(Material shown):
** Begin **

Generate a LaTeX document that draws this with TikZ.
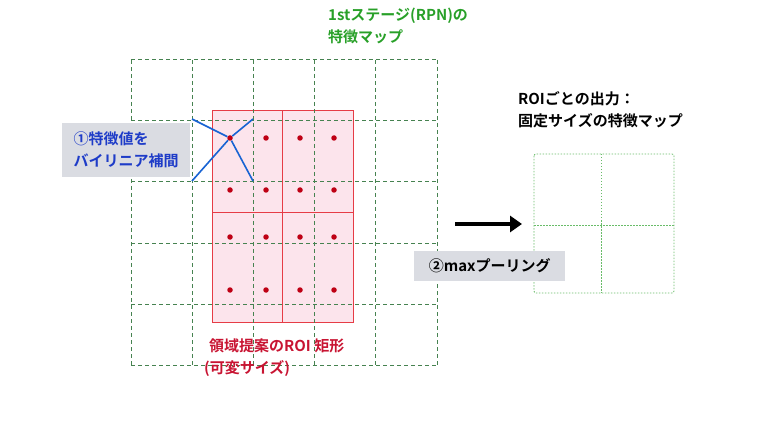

** End **
** Begin **

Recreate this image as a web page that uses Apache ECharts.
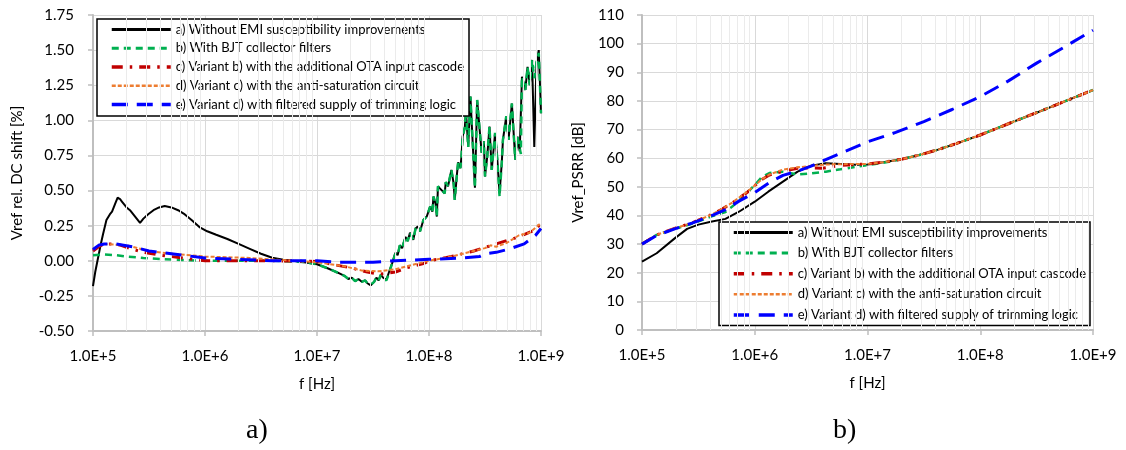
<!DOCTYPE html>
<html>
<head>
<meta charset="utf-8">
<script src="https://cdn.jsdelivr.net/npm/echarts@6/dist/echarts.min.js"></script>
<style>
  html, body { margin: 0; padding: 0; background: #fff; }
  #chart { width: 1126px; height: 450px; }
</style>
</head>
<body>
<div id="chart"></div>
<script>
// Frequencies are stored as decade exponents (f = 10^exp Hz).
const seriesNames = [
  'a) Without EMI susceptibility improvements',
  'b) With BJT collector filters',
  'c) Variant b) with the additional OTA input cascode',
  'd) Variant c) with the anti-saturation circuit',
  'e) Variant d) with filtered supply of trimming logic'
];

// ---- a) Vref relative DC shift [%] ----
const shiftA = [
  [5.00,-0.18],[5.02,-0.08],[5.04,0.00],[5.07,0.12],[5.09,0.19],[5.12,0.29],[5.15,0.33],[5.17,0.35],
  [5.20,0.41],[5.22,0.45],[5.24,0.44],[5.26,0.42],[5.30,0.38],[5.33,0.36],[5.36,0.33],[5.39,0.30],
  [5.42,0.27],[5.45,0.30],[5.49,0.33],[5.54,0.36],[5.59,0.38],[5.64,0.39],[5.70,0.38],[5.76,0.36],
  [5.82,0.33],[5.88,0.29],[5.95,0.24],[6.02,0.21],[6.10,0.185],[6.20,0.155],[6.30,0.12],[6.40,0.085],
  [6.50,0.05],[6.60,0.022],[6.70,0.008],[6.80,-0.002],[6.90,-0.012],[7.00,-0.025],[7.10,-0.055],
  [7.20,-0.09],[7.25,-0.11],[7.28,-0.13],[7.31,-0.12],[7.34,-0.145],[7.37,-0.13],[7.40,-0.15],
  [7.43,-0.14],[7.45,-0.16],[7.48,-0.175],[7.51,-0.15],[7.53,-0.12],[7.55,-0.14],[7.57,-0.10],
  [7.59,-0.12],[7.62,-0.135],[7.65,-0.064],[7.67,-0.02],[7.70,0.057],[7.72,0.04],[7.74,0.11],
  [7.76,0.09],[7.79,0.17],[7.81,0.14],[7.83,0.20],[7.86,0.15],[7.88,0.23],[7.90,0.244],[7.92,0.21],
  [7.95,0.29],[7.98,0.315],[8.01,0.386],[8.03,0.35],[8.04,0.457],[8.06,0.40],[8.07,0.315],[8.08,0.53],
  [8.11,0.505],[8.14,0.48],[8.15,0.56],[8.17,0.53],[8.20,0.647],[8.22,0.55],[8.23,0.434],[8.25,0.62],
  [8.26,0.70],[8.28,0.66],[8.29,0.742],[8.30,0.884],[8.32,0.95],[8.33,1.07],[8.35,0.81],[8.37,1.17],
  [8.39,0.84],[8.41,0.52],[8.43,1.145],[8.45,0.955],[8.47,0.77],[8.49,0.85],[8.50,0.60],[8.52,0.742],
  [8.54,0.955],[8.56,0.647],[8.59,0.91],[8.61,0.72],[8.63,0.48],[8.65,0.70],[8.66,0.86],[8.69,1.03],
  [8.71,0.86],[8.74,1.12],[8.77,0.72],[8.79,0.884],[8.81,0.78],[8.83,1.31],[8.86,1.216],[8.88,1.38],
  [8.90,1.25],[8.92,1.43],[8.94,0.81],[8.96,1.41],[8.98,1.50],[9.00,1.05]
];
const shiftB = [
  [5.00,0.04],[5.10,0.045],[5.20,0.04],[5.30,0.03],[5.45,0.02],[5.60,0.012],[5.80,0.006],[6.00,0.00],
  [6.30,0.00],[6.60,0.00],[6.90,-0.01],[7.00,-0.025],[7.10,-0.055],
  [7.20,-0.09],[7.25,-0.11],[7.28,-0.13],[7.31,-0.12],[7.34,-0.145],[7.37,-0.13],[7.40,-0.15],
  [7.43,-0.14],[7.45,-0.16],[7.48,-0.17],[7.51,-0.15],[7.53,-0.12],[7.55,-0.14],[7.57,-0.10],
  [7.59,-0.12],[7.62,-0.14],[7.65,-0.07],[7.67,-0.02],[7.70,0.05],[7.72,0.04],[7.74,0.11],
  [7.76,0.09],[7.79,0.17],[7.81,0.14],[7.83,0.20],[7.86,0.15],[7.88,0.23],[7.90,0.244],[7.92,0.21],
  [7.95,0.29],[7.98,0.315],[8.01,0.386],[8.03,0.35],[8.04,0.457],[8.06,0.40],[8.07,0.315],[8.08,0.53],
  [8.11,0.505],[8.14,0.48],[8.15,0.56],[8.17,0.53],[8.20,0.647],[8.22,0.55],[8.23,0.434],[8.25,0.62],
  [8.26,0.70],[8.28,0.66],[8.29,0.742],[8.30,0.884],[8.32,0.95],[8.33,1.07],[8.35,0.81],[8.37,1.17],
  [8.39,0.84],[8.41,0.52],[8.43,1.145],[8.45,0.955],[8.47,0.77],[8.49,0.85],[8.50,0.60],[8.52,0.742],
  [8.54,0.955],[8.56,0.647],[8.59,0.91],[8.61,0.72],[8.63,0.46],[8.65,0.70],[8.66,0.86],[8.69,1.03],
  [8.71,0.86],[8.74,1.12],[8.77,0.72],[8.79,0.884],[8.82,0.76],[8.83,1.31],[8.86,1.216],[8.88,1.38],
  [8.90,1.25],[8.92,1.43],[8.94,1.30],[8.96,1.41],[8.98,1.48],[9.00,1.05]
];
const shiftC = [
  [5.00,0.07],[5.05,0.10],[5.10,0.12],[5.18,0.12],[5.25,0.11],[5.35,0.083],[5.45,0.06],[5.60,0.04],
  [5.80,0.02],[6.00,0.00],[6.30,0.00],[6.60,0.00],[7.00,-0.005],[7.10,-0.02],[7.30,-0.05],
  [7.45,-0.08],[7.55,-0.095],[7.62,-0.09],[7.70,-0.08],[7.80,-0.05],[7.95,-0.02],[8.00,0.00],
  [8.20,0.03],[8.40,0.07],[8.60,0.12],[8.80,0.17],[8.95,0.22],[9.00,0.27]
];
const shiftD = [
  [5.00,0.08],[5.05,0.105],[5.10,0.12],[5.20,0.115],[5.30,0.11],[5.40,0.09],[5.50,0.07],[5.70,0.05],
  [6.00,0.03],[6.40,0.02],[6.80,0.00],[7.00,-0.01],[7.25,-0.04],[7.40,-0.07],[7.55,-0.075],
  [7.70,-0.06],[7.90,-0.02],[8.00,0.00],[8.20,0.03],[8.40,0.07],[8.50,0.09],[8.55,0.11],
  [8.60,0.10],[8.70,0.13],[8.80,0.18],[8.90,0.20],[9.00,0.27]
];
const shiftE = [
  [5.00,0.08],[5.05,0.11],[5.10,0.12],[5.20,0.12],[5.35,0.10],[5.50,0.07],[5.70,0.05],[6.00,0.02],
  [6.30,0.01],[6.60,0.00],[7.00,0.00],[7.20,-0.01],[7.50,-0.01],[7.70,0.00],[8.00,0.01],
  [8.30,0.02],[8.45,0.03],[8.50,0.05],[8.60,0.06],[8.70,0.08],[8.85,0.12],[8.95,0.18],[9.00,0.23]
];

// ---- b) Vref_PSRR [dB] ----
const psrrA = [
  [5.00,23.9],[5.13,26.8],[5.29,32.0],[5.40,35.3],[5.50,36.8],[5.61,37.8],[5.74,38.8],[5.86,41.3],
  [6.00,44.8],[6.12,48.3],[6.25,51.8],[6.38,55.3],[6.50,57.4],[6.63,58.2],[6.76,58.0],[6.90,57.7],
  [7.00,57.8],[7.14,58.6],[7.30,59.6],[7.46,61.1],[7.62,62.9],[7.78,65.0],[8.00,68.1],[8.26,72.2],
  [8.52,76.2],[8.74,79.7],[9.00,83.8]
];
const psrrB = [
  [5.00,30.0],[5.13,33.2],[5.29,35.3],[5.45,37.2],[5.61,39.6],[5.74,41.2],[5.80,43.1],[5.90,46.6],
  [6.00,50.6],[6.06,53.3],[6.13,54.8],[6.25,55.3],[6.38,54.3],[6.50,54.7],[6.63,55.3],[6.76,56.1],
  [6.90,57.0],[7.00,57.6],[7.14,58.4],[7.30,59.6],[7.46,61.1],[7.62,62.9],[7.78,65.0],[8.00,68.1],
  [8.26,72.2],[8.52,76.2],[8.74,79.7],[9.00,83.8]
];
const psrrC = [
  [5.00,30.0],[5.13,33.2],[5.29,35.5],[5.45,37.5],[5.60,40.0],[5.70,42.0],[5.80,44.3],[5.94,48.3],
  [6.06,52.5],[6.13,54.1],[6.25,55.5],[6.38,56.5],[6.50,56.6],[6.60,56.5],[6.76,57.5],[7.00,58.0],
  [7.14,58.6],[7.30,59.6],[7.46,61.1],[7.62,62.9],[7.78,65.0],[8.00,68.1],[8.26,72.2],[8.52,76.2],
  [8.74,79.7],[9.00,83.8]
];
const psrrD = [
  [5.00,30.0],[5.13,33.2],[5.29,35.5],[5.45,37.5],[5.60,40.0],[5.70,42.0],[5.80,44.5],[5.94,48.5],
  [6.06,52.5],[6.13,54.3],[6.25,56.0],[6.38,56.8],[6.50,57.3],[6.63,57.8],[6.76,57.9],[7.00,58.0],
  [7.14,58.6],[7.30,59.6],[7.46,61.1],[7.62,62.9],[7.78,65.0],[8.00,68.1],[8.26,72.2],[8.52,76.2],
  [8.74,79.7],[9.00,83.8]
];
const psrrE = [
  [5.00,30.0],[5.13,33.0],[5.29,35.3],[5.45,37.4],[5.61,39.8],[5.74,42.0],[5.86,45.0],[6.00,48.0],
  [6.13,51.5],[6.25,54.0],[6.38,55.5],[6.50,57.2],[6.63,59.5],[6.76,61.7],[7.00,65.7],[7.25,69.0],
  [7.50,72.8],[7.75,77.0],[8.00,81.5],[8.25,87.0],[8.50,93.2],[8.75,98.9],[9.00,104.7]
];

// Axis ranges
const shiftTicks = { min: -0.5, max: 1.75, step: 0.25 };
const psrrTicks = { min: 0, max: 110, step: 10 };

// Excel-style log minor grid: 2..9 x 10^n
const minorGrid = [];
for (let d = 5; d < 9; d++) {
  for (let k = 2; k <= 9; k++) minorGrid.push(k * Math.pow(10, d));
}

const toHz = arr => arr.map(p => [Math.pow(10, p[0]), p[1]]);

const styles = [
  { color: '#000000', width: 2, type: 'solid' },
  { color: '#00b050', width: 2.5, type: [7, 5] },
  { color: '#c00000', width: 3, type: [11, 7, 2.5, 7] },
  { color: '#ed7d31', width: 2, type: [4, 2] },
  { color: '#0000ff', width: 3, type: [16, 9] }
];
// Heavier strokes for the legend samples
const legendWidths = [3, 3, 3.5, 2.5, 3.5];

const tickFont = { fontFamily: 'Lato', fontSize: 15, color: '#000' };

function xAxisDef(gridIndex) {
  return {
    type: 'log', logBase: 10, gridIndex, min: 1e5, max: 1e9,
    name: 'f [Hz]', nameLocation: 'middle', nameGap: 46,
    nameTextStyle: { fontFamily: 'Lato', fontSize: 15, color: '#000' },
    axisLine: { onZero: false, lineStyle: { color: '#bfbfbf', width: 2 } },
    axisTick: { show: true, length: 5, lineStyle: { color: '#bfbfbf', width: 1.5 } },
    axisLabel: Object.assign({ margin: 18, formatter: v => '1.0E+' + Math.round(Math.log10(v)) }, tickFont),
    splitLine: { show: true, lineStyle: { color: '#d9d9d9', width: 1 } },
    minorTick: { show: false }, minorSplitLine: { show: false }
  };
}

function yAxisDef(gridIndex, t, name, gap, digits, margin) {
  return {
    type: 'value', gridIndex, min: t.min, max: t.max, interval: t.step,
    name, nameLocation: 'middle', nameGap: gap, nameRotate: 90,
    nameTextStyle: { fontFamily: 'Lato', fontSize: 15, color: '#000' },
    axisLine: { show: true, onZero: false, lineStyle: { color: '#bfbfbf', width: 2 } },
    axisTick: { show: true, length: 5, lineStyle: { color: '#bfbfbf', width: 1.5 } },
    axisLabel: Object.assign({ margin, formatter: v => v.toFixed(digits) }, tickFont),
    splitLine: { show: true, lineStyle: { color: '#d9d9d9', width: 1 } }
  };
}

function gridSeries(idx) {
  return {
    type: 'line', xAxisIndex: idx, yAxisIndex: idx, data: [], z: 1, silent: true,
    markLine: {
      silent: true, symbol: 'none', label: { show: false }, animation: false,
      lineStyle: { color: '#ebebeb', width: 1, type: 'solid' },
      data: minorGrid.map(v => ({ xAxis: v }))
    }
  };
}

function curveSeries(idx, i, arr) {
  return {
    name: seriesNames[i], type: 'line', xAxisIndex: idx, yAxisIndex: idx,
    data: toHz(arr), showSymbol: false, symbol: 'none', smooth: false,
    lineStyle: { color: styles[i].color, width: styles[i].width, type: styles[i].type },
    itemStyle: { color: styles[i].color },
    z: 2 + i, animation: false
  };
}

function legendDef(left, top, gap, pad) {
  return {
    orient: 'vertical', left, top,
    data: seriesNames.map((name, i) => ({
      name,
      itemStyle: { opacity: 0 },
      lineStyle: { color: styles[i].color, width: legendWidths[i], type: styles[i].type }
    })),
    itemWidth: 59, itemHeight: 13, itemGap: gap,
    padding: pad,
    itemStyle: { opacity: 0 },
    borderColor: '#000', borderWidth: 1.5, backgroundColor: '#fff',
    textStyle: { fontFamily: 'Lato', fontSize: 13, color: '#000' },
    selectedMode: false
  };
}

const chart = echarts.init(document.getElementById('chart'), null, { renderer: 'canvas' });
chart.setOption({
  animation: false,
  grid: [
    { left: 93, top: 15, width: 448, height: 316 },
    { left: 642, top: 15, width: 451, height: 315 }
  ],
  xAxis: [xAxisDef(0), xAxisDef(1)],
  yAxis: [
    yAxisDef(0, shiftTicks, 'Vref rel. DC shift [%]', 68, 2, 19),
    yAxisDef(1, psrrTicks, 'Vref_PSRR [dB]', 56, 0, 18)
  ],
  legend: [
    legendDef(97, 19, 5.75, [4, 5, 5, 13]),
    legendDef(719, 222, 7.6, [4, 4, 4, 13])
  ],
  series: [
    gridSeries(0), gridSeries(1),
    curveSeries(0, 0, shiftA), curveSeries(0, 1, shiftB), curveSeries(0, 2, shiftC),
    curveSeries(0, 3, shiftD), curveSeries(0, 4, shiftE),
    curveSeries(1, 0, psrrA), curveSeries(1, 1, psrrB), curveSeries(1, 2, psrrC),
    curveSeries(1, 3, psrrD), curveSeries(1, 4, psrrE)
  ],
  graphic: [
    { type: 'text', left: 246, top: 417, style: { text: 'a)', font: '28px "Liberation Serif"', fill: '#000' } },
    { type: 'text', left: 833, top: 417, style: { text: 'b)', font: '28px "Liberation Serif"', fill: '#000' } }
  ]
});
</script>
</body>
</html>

** End **

Out of the records, collect only those lines that contain the string "document".

(Solved problem):
Generate a LaTeX document that draws this with TikZ.
const chart = echarts.init(document.getElementById('chart'), null, { renderer: 'canvas' });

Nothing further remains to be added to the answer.